Durante la prigionia di Cecilia Sala vi sono arrivati più volte attacchi dalla sinistra e da una parte dei media.

«Siamo stati in silenzio e ci siamo presi qualche critica per questo. Ma anche le ore in cui abbiamo parlato poco sono servite, fin dall'inizio: fin dal primo giorno avevamo visto giusto e fatto quel che si doveva fare, continuando a lavorare senza sosta sotto traccia per cercare di liberarla. Così si ottengono i risultati, in casi difficili come questo: senza chiacchierare, parlando poco e agendo molto».

Ora si parla di possibile scambio con Abedini, l'ingegnere iraniano detenuto in Italia.
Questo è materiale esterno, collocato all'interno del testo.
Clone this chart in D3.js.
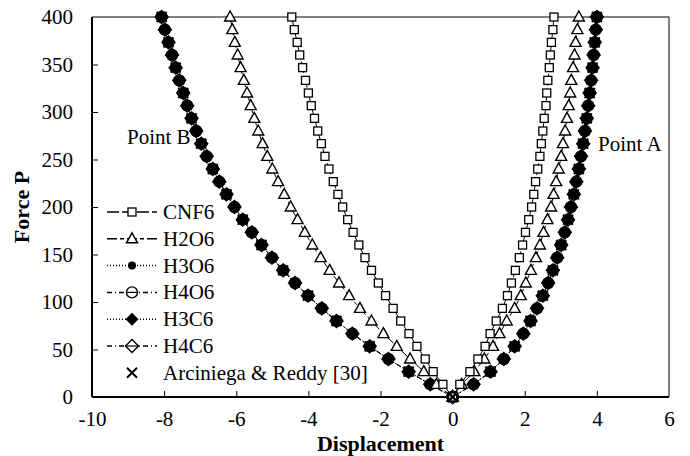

«Gli stessi iraniani hanno separato le due cose. Le decisioni sulla detenzione di Abedini spettano alla magistratura, che è indipendente, e non al governo. Intanto godiamoci questo grande risultato, e il rientro in Italia di Cecilia, finalmente libera».

Lei ha annunciato in aula a Montecitorio che domani sarà in missione a Damasco. Con quali obiettivi?

«L'Italia sta svolgendo un ruolo di primo piano nel processo di transizione in Siria, una sfida cruciale per la sicurezza del Mediterraneo anche in un'ottica di prevenzione e gestione dei flussi migratori. La fine della brutale dittatura di Assad è una svolta storica per il Medio oriente, e l'Italia vuol essere a fianco del popolo siriano per favorire la stabilizzazione del paese. A Damasco annuncerò un primo pacchetto di interventi della nostra Cooperazione allo sviluppo, e ribadirò alle nuove autorità l'importanza di un processo politico inclusivo che garantisca le libertà fondamentali e riconosca e valorizzi il ruolo dei cristiani come cittadini con pienezza di diritti».

Anche sulla presenza diplomatica italiana in Siria, nelle scorse settimane, lei e il suo governo siete stati bersaglio di critiche da parte delle opposizioni.

«E oggi siamo l'unico paese del G7 ad avere a Damasco un'ambasciata pienamente operativa: da mesi sollecitavo i nostri alleati europei a tenere una luce

accesa sulla Siria. I fatti ci hanno dato ragione: siamo stati tra i primi a poter avviare un'interlocuzione diretta con le nuove autorità siriane, e a coordinarci con i principali partner regionali a partire dalla Turchia».